The relationship between supply, demand and prices is a funny old thing. It’s one of the best-understood relationships in economics, and yet it’s still capable of surprising people.
If price is fixed, then there is a real risk of supply and demand failing to meet equilibrium. We know this, yet we still chase ideas like rent control. Similarly, if supply is artificially constrained, prices are liable to spiral off into the realms of unaffordability. Just ask anyone trying to buy a family house in Silicon Valley.
And if you are trying to lower prices for something, the absolute worst thing to do is attack supply without affecting demand. Which is why campaigners against banker’s salaries must be kicking themselves:
Investment banks have been forced to raise starting salaries this summer to attract top graduates amid a student backlash against banking scandals.
Salaries for new recruits have been raised to around between £45,000 and £50,000 a year at the top investment banks – a 5pc rise from last year in reflection of the “reputational issues” around City firms.
The rise is on top of a big jump in starting salaries at the banks last year as the “social stigma” of working for a bank rises again.

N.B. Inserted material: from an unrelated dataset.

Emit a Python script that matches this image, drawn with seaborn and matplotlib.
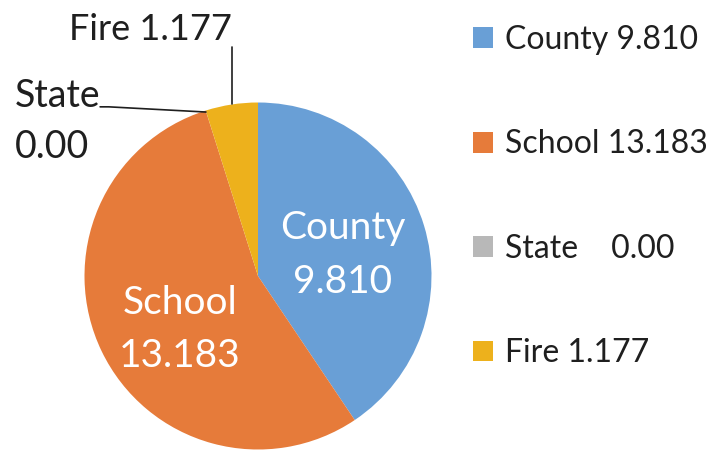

If you spend four years painting banking as a career which only evil money-grabbers want to enter, then a lot of people who would otherwise be happy to work there may need extra persuasion. And while the banks themselves may be having a tough time when it comes to PR, they certainly haven’t lost their ability to throw enormous sums of money around. So it’s trebles all round on the grad schemes this year – and plenty more in the future.